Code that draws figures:
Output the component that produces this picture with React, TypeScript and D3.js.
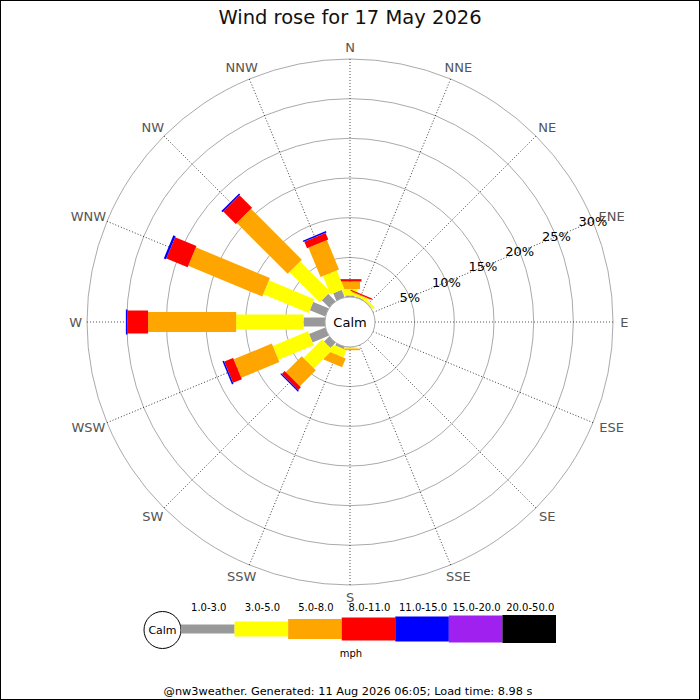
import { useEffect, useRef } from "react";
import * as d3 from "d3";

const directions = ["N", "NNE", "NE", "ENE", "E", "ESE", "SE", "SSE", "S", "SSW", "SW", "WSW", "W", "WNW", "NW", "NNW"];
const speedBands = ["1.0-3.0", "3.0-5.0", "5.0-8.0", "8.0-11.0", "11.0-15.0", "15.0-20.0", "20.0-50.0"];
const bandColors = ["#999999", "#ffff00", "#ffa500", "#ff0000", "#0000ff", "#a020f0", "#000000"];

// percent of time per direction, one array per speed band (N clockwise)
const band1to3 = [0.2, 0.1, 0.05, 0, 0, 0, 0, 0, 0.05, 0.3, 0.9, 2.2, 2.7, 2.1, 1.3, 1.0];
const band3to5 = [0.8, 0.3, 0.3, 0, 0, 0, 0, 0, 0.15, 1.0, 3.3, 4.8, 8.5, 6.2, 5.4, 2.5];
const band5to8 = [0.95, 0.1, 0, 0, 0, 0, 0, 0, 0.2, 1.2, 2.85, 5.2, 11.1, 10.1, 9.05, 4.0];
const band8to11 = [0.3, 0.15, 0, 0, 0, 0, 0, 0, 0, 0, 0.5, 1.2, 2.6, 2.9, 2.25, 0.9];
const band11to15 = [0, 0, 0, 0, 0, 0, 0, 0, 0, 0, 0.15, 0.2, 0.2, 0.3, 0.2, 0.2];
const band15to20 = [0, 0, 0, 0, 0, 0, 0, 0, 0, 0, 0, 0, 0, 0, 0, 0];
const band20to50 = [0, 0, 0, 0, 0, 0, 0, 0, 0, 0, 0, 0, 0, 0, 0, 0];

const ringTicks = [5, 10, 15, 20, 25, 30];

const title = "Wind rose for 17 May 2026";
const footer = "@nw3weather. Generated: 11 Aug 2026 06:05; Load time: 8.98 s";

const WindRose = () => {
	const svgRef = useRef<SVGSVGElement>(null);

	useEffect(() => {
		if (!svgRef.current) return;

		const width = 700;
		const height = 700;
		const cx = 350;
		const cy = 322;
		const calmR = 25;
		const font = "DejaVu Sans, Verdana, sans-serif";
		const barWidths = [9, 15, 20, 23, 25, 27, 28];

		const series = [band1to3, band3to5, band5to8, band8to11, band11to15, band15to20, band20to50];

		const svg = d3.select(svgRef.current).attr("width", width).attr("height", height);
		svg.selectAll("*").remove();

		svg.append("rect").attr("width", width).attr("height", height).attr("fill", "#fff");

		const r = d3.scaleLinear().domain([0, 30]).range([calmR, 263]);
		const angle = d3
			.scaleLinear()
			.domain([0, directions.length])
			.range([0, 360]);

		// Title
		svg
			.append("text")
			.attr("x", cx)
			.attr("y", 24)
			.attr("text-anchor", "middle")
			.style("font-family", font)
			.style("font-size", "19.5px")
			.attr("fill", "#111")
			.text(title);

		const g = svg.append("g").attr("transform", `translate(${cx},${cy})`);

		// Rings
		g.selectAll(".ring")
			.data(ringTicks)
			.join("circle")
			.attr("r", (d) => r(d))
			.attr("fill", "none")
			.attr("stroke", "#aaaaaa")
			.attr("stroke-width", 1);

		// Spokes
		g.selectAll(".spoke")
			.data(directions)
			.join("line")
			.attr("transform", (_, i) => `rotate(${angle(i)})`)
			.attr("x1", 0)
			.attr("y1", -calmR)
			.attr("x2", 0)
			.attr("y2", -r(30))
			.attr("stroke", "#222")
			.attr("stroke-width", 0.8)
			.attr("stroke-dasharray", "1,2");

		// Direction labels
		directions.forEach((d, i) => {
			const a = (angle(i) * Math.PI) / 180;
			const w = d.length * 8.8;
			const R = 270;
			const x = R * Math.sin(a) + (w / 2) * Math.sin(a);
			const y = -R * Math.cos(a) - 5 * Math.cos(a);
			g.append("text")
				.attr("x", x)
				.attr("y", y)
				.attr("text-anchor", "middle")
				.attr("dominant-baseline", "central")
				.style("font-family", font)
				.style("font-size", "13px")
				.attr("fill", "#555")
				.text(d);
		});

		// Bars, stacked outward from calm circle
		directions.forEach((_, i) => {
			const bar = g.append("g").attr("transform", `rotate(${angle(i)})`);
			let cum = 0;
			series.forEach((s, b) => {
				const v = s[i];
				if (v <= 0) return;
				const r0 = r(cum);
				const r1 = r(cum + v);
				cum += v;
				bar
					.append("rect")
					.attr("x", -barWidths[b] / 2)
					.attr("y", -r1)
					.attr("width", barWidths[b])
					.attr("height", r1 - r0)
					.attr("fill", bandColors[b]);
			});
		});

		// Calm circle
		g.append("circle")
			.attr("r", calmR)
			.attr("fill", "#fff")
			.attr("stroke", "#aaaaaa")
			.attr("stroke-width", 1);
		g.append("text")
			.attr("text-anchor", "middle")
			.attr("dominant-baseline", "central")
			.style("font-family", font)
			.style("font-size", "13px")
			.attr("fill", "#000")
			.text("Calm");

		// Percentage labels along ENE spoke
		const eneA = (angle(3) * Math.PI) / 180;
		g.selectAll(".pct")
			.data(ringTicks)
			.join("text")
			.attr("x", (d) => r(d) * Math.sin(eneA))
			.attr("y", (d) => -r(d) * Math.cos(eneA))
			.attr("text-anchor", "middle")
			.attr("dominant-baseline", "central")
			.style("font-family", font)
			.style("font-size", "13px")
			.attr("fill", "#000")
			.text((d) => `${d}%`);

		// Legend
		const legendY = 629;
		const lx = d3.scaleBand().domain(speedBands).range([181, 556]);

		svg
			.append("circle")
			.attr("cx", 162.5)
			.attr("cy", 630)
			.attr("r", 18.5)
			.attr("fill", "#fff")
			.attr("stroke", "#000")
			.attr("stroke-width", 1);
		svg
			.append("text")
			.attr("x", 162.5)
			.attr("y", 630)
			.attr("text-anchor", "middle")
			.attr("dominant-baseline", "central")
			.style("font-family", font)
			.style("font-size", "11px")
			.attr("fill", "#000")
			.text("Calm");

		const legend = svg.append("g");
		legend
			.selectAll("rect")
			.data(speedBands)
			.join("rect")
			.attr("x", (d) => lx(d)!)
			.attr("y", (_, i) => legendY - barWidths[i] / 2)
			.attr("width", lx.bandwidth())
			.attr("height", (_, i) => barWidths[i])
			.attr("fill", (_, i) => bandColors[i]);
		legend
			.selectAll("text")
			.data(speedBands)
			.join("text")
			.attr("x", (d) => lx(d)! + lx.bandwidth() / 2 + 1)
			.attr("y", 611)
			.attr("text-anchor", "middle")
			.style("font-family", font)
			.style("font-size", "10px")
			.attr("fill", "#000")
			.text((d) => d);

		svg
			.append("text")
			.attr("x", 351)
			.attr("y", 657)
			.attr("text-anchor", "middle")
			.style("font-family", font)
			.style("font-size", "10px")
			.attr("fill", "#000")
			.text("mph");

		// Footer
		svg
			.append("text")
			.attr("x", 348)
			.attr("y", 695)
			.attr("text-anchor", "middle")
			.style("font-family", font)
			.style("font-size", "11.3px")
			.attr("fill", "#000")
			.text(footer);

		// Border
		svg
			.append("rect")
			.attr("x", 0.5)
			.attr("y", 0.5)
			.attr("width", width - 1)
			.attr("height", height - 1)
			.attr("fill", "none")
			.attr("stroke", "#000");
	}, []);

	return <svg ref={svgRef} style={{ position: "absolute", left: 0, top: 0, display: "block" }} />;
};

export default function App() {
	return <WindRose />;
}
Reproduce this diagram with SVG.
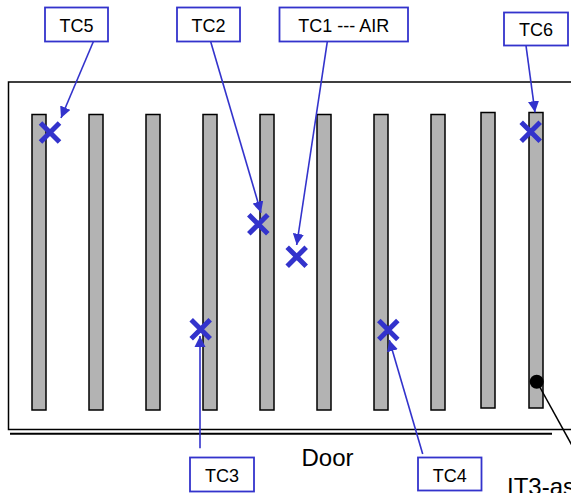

» Instruction
Starting with the first line of the data above and ending with the line containing "import * as", please restate every line exactly, leaving images out.

» Final answer
Output the component that produces this picture with React, TypeScript and D3.js.
import { useEffect, useRef } from "react";
import * as d3 from "d3";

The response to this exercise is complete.